• [INPUT]
^^^^^^^^
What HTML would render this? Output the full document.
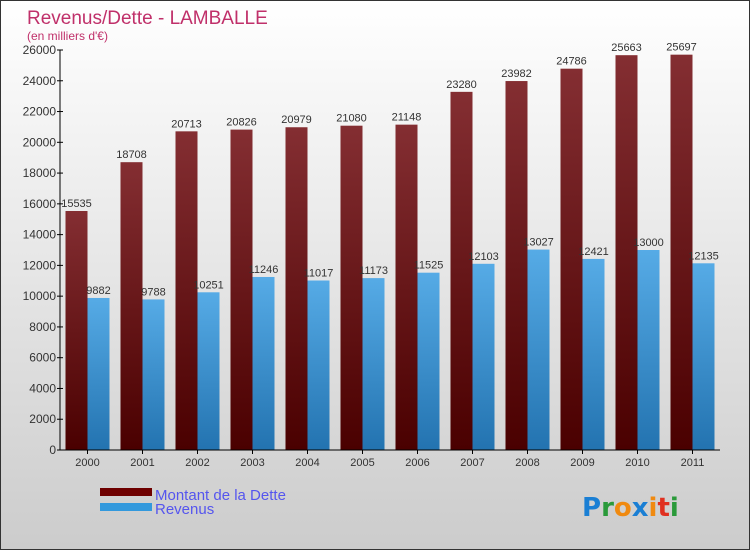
^^^^^^^^
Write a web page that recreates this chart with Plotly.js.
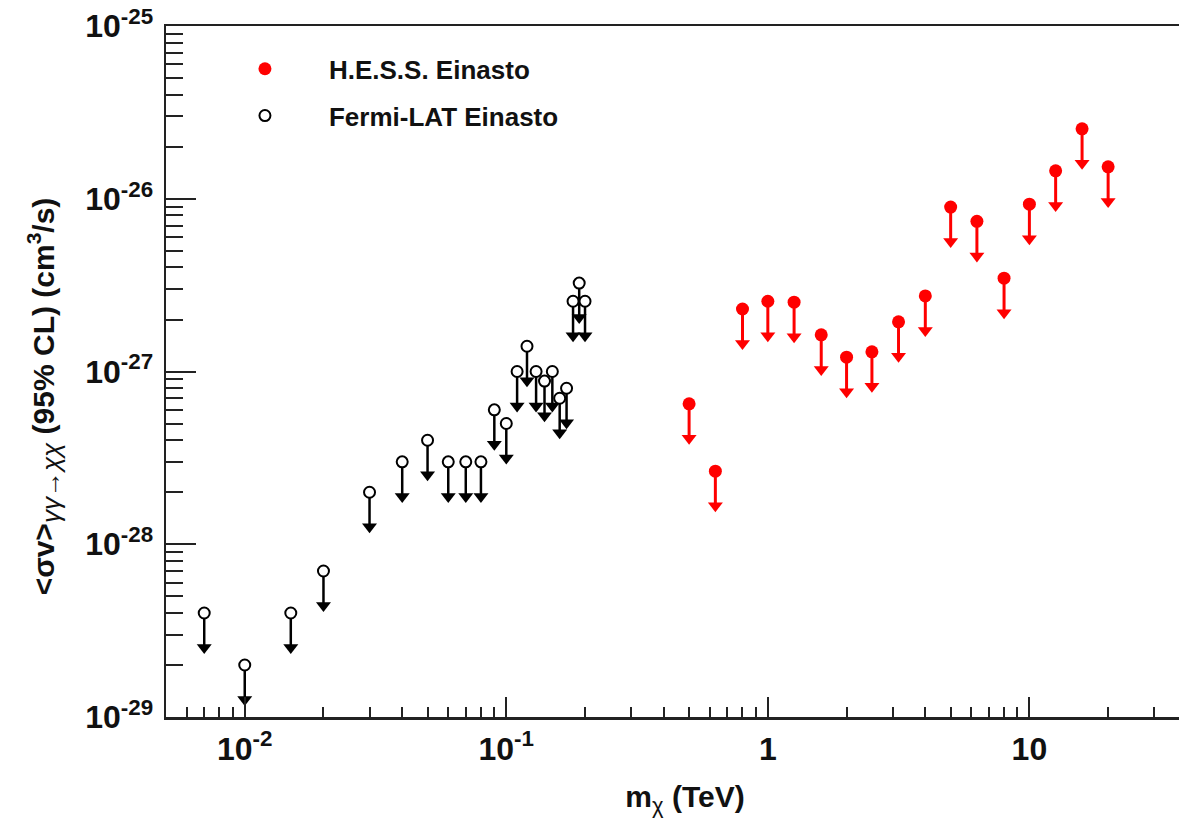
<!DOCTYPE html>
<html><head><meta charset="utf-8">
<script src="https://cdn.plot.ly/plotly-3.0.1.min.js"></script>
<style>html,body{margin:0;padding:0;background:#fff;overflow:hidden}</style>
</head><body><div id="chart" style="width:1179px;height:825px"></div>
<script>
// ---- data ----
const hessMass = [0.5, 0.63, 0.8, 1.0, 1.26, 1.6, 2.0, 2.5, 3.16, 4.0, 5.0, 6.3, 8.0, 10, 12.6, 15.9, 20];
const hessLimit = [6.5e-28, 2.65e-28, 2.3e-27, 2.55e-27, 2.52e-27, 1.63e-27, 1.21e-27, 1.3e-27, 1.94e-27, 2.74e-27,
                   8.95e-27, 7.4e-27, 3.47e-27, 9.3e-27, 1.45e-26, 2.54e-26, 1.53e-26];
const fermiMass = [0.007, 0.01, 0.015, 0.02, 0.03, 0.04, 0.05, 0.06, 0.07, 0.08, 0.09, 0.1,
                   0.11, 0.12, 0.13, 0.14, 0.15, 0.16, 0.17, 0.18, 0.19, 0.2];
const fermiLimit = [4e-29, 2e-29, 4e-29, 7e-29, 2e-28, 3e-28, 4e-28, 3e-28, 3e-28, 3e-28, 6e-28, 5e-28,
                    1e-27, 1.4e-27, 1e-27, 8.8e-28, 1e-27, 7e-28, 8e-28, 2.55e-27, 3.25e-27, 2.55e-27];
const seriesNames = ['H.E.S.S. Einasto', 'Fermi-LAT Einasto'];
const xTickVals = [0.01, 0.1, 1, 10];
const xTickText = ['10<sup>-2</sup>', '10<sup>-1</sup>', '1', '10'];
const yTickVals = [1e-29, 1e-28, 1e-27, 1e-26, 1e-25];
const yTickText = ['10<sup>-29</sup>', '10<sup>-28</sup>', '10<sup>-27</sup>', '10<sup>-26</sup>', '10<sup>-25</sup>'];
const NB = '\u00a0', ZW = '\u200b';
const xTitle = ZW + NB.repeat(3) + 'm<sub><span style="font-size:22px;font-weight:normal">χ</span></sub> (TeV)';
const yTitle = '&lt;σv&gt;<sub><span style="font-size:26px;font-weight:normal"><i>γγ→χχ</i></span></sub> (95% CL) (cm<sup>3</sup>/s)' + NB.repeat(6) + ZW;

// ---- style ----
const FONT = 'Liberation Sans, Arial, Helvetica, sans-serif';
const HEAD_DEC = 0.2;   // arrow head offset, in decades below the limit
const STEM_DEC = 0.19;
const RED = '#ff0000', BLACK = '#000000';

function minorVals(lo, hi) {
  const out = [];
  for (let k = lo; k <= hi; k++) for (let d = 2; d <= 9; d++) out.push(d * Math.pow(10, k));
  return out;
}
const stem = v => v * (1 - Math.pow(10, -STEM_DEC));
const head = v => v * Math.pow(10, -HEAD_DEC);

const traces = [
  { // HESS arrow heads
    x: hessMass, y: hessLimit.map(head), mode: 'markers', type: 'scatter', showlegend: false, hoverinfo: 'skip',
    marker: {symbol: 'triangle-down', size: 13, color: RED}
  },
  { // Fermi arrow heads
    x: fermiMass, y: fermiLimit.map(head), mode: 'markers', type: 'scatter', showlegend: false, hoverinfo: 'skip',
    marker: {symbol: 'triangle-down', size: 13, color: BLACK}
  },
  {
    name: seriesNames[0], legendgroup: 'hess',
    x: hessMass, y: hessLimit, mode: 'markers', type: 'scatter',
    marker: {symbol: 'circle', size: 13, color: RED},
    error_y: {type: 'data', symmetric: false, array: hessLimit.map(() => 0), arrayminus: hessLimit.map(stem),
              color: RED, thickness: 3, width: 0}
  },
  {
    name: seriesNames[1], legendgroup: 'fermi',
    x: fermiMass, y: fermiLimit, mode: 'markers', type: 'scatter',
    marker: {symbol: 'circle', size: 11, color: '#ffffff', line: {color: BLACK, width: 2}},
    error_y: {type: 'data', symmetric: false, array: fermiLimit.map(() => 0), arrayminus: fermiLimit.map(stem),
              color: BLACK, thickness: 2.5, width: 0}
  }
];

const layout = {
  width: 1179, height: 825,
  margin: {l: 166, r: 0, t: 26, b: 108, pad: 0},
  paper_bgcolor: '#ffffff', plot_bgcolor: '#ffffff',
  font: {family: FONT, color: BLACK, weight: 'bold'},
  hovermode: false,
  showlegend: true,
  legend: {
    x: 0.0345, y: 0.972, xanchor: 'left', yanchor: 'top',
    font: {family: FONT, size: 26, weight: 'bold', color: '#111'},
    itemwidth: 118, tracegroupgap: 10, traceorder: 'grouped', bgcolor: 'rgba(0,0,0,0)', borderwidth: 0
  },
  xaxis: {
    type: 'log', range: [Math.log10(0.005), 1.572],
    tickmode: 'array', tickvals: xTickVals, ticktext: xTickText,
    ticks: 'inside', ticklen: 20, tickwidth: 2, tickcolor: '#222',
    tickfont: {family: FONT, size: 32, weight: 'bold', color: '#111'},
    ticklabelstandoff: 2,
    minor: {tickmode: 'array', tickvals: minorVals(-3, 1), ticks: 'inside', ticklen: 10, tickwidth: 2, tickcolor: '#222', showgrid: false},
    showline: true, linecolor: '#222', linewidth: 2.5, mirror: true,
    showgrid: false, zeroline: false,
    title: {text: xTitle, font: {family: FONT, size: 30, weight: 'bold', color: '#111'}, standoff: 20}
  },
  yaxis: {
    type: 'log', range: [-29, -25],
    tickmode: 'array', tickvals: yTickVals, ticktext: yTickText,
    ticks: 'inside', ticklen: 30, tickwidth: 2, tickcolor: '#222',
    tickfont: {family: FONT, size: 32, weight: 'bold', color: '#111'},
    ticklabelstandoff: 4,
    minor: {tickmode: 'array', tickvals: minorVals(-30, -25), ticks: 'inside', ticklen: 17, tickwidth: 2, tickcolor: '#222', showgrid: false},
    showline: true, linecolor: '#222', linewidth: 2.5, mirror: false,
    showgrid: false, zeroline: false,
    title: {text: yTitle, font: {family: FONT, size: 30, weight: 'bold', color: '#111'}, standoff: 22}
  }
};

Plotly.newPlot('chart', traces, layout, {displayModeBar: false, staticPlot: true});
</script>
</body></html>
^^^^^^^^
• [EXERCISE DIRECTIONS] Find all the lines containing "chart" in the material, then copy them.

• [SOLUTION FOR THIS EXERCISE]
Write a web page that recreates this chart with Plotly.js.
</head><body><div id="chart" style="width:1179px;height:825px"></div>
Plotly.newPlot('chart', traces, layout, {displayModeBar: false, staticPlot: true});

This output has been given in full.